Nathan did his first Scout camp, and seemed to enjoy the water activities especially. He and Bill went off to Tucson in June, with Nathan staying at Grandma's house while Bill went observing (well, more literally, getting a little bit of data and taking his personal best lightning pictures). Christopher went to Scout camp during this trip, so that we were like the National Radio Astronomy Observatory - running four sites at once. Somebody taught Nathan to make sounds by blowing across empty beer bottles there, but nobody has fessed up yet. He got an object lesson in desert flora while biking around the park in Tucson, with a nasty thorn jumping into a tire. "Dad, what does it mean when the bike goes flup-flup-flup?" Meanwhile, back near Tuscaloosa, we were so pleased that Christopher noticed the snake in the water at camp was venomous just before grabbing it...

July saw us heading back to Arizona, for an attempted vacation up in the White Mountains at Greer. Southwest Airlines' Internet specials were obviously a big deal for us this year. The boys thought this trip was a really great idea, when we could haul them out of the pool long enough to talk about it. Christopher had three snakes in one hand within two hours of unpacking at Greer, and ended up smuggling one back to Tucson. They are not to be confused with Mac the anole, who got smuggled from Tuscaloosa and back. Mac spent five months with us, green when happy, brown when not being fed, and a natty khaki with a brown stripe down the spine when he was feeling particularly formal. He would eat houseflies when we were all fast enough. "Pay toilet" got a new definition when we took a pit stop at Hon-Dah, where the Apache operate a casino. Terri and her mom (Carol) took twenty dollars' worth of quarters in and waltzed out having multiplied them to a remarkable degree. Bill took some ill-gotten gains from textbook reviews to buy a secondhand computer-controlled telescope in time to take it up into the mountains. He says it's really cool, and now buys 8-packs of batteries at least once a month. Imagine the X-ray operators in the Phoenix airport trying to tell what was in his carry-on bag without actually asking him...

Beautiful downtown Greer Slithery things come in threes So Dad, aren't blackbirds cooler than hawks? Yes, we did need another telescope.

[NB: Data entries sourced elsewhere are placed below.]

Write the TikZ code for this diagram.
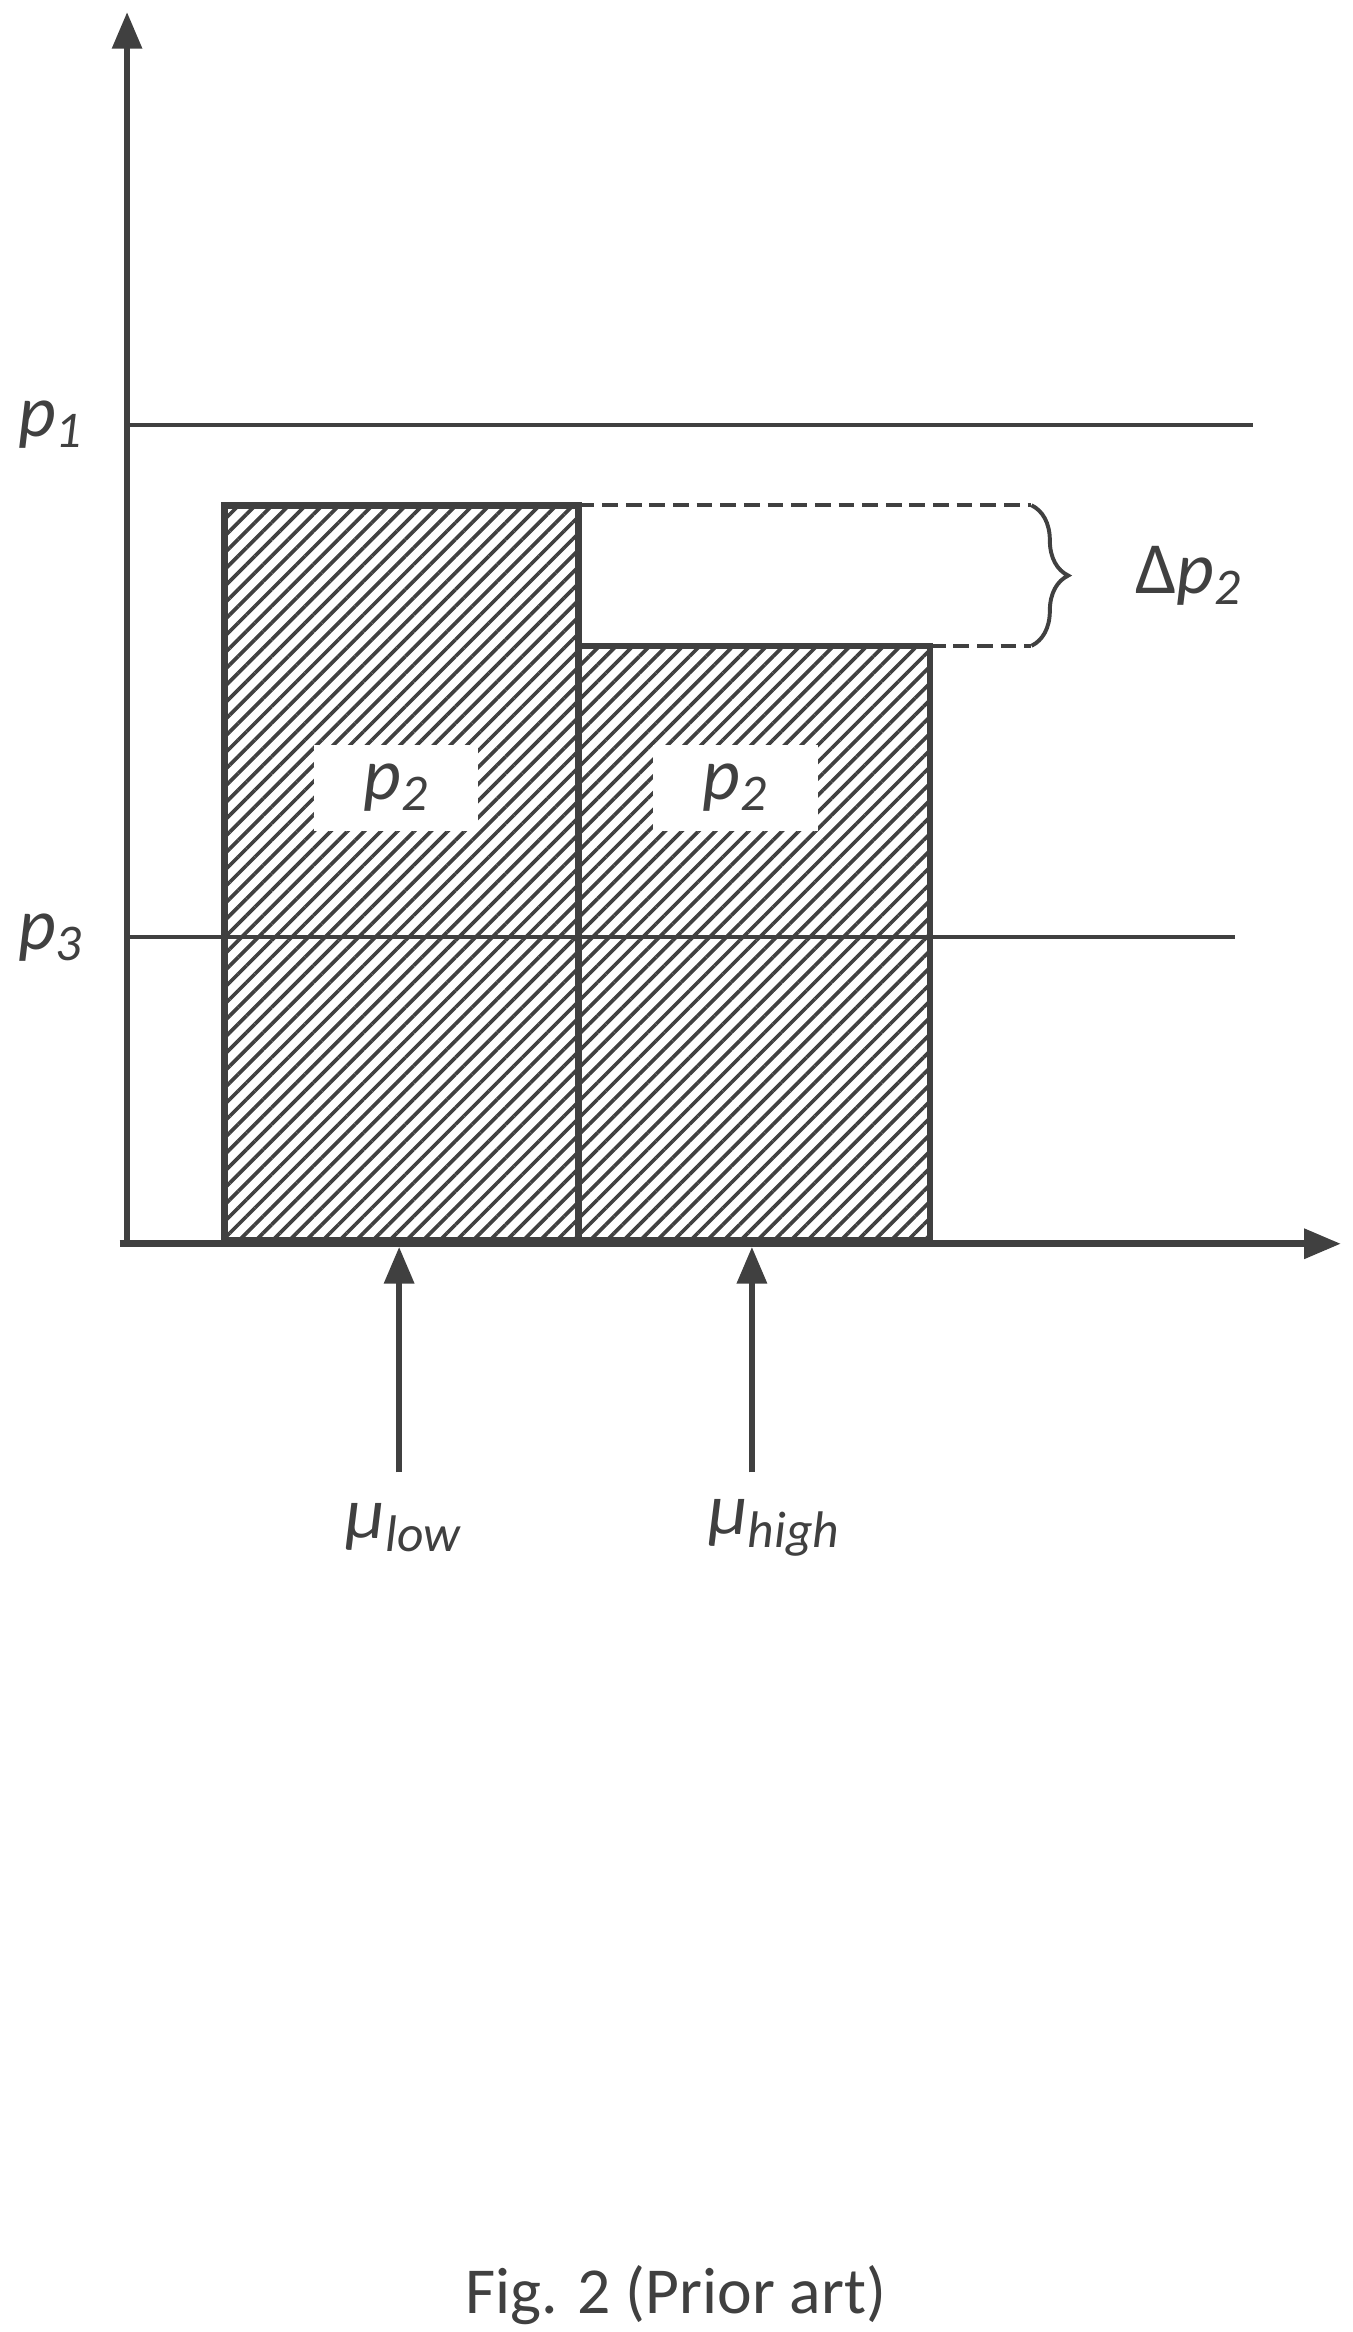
\documentclass[tikz,border=0pt]{standalone}
\usepackage{fontspec}
\setmainfont{Carlito}
\usetikzlibrary{patterns.meta,decorations.pathreplacing,arrows.meta}
\definecolor{ink}{HTML}{404040}
\def\levels{{284/838/1}, {627/826/3}}
\def\bars{{150/387/338/l}, {387/622/432/r}}
\def\marks{{267/270/low}, {503/518/high}}
\tikzstyle{axis} = [draw, ink, line width=2.5pt, -{Triangle[length=14pt,width=11pt]}]
\tikzstyle{level} = [draw, ink, line width=1.5pt]
\tikzstyle{bar} = [draw, ink, line width=2.5pt, pattern={Lines[angle=45,distance=4.5pt,line width=1.4pt]}, pattern color=ink]
\tikzstyle{gap} = [draw, ink, line width=1.5pt, dash pattern=on 6pt off 3pt]
\tikzstyle{label} = [font=\fontsize{28}{32}\selectfont\itshape, text=ink]
\tikzstyle{box} = [fill=white, minimum width=2.2cm, minimum height=1.15cm, label]
\begin{document}
\begin{tikzpicture}[x=0.02cm, y=-0.02cm]
  \useasboundingbox (0,0) rectangle (905,1560);
  % The bars
  \foreach \xa/\xb/\top/\name in \bars {
    \path[bar] (\xa,830) rectangle (\xb,\top);
    \coordinate (\name) at (\xb,\top);
    }
  \node[box] (pl) at (265,527) {p\textsubscript{2}};
  \node[box] (pr) at (492,527) {p\textsubscript{2}};

  % Levels
  \foreach \y/\xe/\txt in \levels {
    \coordinate (s\y) at (85,\y);
    \coordinate (e\y) at (\xe,\y);
    \path[level] (s\y) -- (e\y);
    \node[label, anchor=east] at (62,\y) {p\textsubscript{\txt}};
    }

  % Axes
  \coordinate (o) at (85,832);
  \coordinate (ytop) at (85,8);
  \coordinate (xend) at (897,832);
  \path[axis] (o) -- (ytop);
  \path[axis] (80,832) -- (xend);

  % Difference of the two tops
  \coordinate (dl) at (690,338);
  \coordinate (dr) at (690,432);
  \path[gap] (l) -- (dl);
  \path[gap] (r) -- (dr);
  \draw[ink, line width=1.5pt, decorate, decoration={brace, amplitude=14pt}] (dl) -- (dr);
  \node[label] (dp) at (795,385) {\upshape Δ\itshape p\textsubscript{2}};

  % Markers under the axis
  \foreach \x/\xt/\sub in \marks {
    \coordinate (m\sub) at (\x,985);
    \coordinate (a\sub) at (\x,834);
    \path[axis] (m\sub) -- (a\sub);
    \node[label] at (\xt,1022) {μ\textsubscript{\sub}};
    }

  \node[font=\fontsize{25}{30}\selectfont, text=ink] (cap) at (452,1535) {Fig. 2 (Prior art)};
\end{tikzpicture}
\end{document}
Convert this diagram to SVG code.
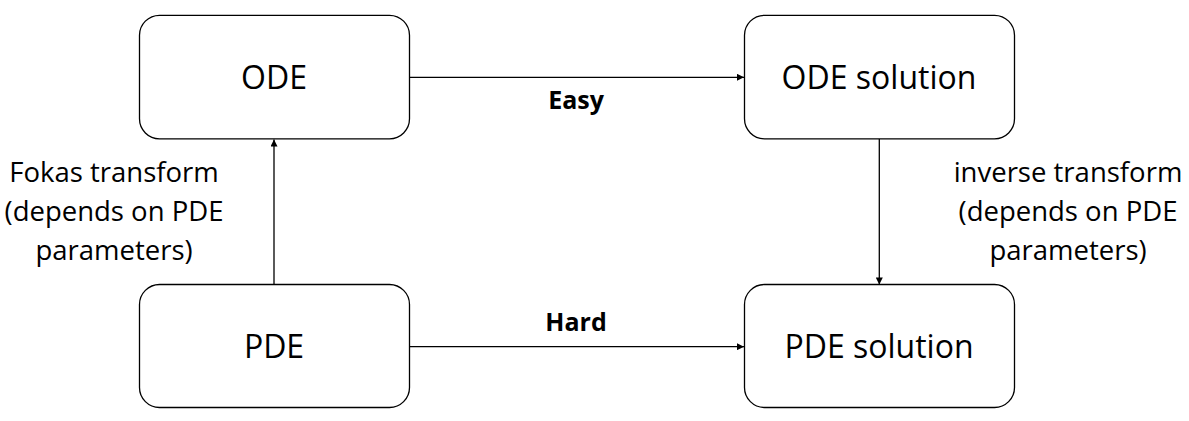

How was the summer in Tuscaloosa? Dry. Really dry. It might as well have been in southern California, especially the day the whole town was downwind of a big wildfire. We didn't even mow our grass this year, since over the summer we got behind on rainfall to the tune of twice as much as Tucson gets in a year. This was, naturally, when we picked to go try some paleodentistry, picking Cretaceous shark teeth out of a stream bed. At least it wasn't as bad as Birmingham, where they were asking people to turn in their neighbors for unauthorized car washing or grass watering. Our own water troubles were more along the lines of a toilet tank splitting open one Monday morning, such an old one that Bill spent lunch hours looking under the kudzu behind plumbers' workshops to find a replacement.

The end of the year sees Christopher bored silly by a music class, and preparing for a student-exchange trip to the UK next summer. Nathan is liking second grade much better, and so are we all. We've run out of space to talk about the stuffed keel-billed toucan in the office, or hiding by the men's underwear rack in Wal-Mart as the tornado passed, so we'll just wish all of you a blessed holiday season and a wonderful odyssey in 2001.